Despite powering only a handful of handsets available on the market, Android has already had a significant impact on the competitive landscape in smartphones. Looking at its primary rivals that run on a variety of hardware from multiple manufacturers, Android has provided a free and highly customizable licensed challenge to Windows Mobile, And competition with the Google-developed mobile operating system may have also provided the final push of Symbian into the world of open source.
Just because Android has turned the tables, though, does not mean it should be used on devices that rest on them. Recently, the infatuation with Android has led to much speculation and supplication regarding the operating system as an alternative on netbooks and less proven "gaptops" that live between the smartphone and the notebook. But while blazing benchmarks may erase any speed records set by netbooks running Windows, they can't erase what amounts to a weak case for Android on these devices.

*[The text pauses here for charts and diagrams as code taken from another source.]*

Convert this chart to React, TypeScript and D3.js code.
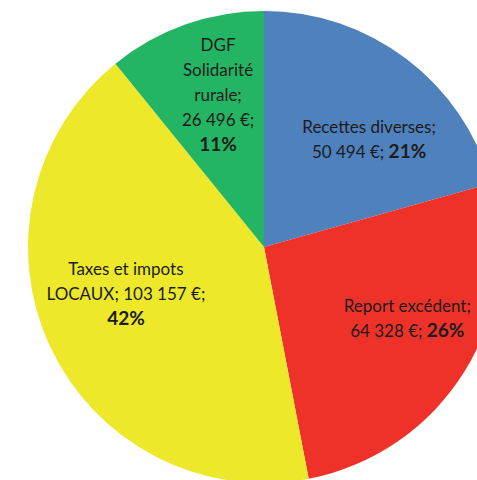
import React from "react";
import * as d3 from "d3";

const categories = ["Recettes diverses", "Report excédent", "Taxes et impots LOCAUX", "DGF Solidarité rurale"];
const values = [50494, 64328, 103157, 26496];
const percentLabels = ["21%", "26%", "42%", "11%"];
const colors = ["#4F81BD", "#EE3229", "#EEE82B", "#24B564"];
// text lines per label (last line ends with the bold percentage)
const labelLines: string[][] = [
  ["Recettes diverses;", "50 494 €; "],
  ["Report excédent;", "64 328 €; "],
  ["Taxes et impots", "LOCAUX; 103 157 €;", ""],
  ["DGF", "Solidarité", "rurale;", "26 496 €;", ""],
];
const labelRadii = [150, 160, 146, 159];
const labelAngleNudge = [7.3, -5.3, 6, 2.7];

const W = 477;
const H = 480;
const cx = 264;
const cy = 247;
const R = 236;

export default function App() {
  const pie = d3.pie<number>().sort(null).value((d) => d);
  const arcs = pie(values);
  const arc = d3.arc<d3.PieArcDatum<number>>().innerRadius(0).outerRadius(R);
  const lineH = 25;
  return (
    <svg
      width={W}
      height={H}
      style={{ position: "absolute", left: 0, top: 0, display: "block", background: "#fff" }}
      fontFamily="Lato, 'Open Sans', sans-serif"
    >
      <g transform={`translate(${cx},${cy})`}>
        {arcs.map((a, i) => (
          <path key={categories[i]} d={arc(a) || ""} fill={colors[i]} />
        ))}
        {arcs.map((a, i) => {
          const mid = (a.startAngle + a.endAngle) / 2 + (labelAngleNudge[i] * Math.PI) / 180;
          const r = labelRadii[i];
          const x = Math.sin(mid) * r;
          const y = -Math.cos(mid) * r;
          const lines = labelLines[i];
          const n = lines.length;
          const y0 = y - ((n - 1) * lineH) / 2;
          return (
            <text key={"l" + i} textAnchor="middle" fontSize={17} fill="#1c1c1c">
              {lines.map((ln, j) => (
                <tspan key={j} x={x} y={y0 + j * lineH} dy="0.35em">
                  {ln}
                  {j === n - 1 ? (
                    <tspan fontWeight="bold" fontSize={19}>{percentLabels[i]}</tspan>
                  ) : null}
                </tspan>
              ))}
            </text>
          );
        })}
      </g>
    </svg>
  );
}
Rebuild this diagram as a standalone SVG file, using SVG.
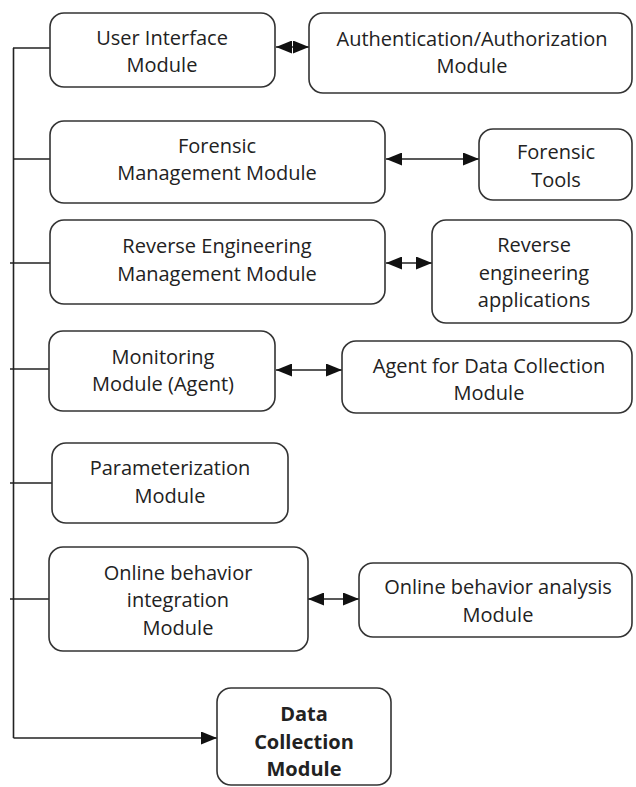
<svg xmlns="http://www.w3.org/2000/svg" width="636" height="787" viewBox="0 0 636 787">
<defs>
<marker id="ah" viewBox="0 0 16 13" refX="16" refY="6.5" markerWidth="16" markerHeight="13" markerUnits="userSpaceOnUse" orient="auto-start-reverse">
<path d="M0,0 L16,6.5 L0,13 z" fill="#111"/>
</marker>
<style>
.n{fill:#fff;stroke:#333;stroke-width:1.6}
text{font-family:"Open Sans","Noto Sans","Liberation Sans",sans-serif;font-size:20px;fill:#222;text-anchor:middle}
.b{font-weight:bold}
.c{fill:none;stroke:#222;stroke-width:1.6}
</style>
</defs>
<rect width="636" height="787" fill="#fff"/>
<g id="connectors">
<path class="c" d="M13.5,48 V738"/>
<path class="c" d="M13,48 H50"/>
<path class="c" d="M13,159 H50"/>
<path class="c" d="M10,263 H50"/>
<path class="c" d="M10,369 H49"/>
<path class="c" d="M10,483 H52"/>
<path class="c" d="M10,599 H49"/>
<path class="c" d="M13.5,738 H217" marker-end="url(#ah)"/>
<path class="c" d="M276,47 H309" marker-start="url(#ah)" marker-end="url(#ah)"/>
<path class="c" d="M386,159 H479" marker-start="url(#ah)" marker-end="url(#ah)"/>
<path class="c" d="M386,263 H432" marker-start="url(#ah)" marker-end="url(#ah)"/>
<path class="c" d="M276,370 H342" marker-start="url(#ah)" marker-end="url(#ah)"/>
<path class="c" d="M308,599 H359" marker-start="url(#ah)" marker-end="url(#ah)"/>
</g>
<g id="ui">
<rect class="n" x="50" y="13" width="225" height="74" rx="14"/>
<text x="162" y="45">User Interface</text>
<text x="162" y="72">Module</text>
</g>
<g id="auth">
<rect class="n" x="309" y="13" width="323" height="80" rx="14"/>
<text x="472" y="46">Authentication/Authorization</text>
<text x="472" y="73">Module</text>
</g>
<g id="forensic-mgmt">
<rect class="n" x="50" y="121" width="335" height="82" rx="14"/>
<text x="217" y="153">Forensic</text>
<text x="217" y="180">Management Module</text>
</g>
<g id="forensic-tools">
<rect class="n" x="479" y="129" width="153" height="71" rx="14"/>
<text x="556" y="159">Forensic</text>
<text x="556" y="187">Tools</text>
</g>
<g id="re-mgmt">
<rect class="n" x="50" y="220" width="335" height="84" rx="14"/>
<text x="217" y="253">Reverse Engineering</text>
<text x="217" y="281">Management Module</text>
</g>
<g id="re-apps">
<rect class="n" x="432" y="220" width="200" height="103" rx="14"/>
<text x="534" y="252">Reverse</text>
<text x="534" y="279.5">engineering</text>
<text x="534" y="307">applications</text>
</g>
<g id="monitoring">
<rect class="n" x="49" y="331" width="226" height="80" rx="14"/>
<text x="163" y="364">Monitoring</text>
<text x="163" y="391">Module (Agent)</text>
</g>
<g id="agent">
<rect class="n" x="342" y="341" width="290" height="72" rx="14"/>
<text x="489" y="373">Agent for Data Collection</text>
<text x="489" y="400">Module</text>
</g>
<g id="param">
<rect class="n" x="52" y="443" width="236" height="80" rx="14"/>
<text x="170" y="475">Parameterization</text>
<text x="170" y="503">Module</text>
</g>
<g id="online-integration">
<rect class="n" x="49" y="547" width="259" height="104" rx="14"/>
<text x="178" y="579.5">Online behavior</text>
<text x="178" y="607">integration</text>
<text x="178" y="634.5">Module</text>
</g>
<g id="online-analysis">
<rect class="n" x="359" y="563" width="273" height="74" rx="14"/>
<text x="498" y="594">Online behavior analysis</text>
<text x="498" y="622">Module</text>
</g>
<g id="data-collection">
<rect class="n" x="217" y="688" width="174" height="97" rx="14"/>
<text class="b" x="304" y="721">Data</text>
<text class="b" x="304" y="748.5">Collection</text>
<text class="b" x="304" y="776">Module</text>
</g>
</svg>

Recent history shows that the overwhelming majority of consumers want Windows on their netbooks. This has become especially true as the market has shifted from the quasi-appliance like original Asus Eee, with its suboptimal 7" screen, to most netbooks running 10" and now even larger screens and vendors such as Dell and HP that are pillars of the Windows hardware world have grabbed market share. Even these manufacturers have more to gain by going with their own twist on Linux. HP, for example, has created a unique and differentiated experience with its Linux environment for netbooks. It will take some time before various Android implementations are so unique. It's unclear why an Android-based netbook would fare much better than Linux-based netbooks have.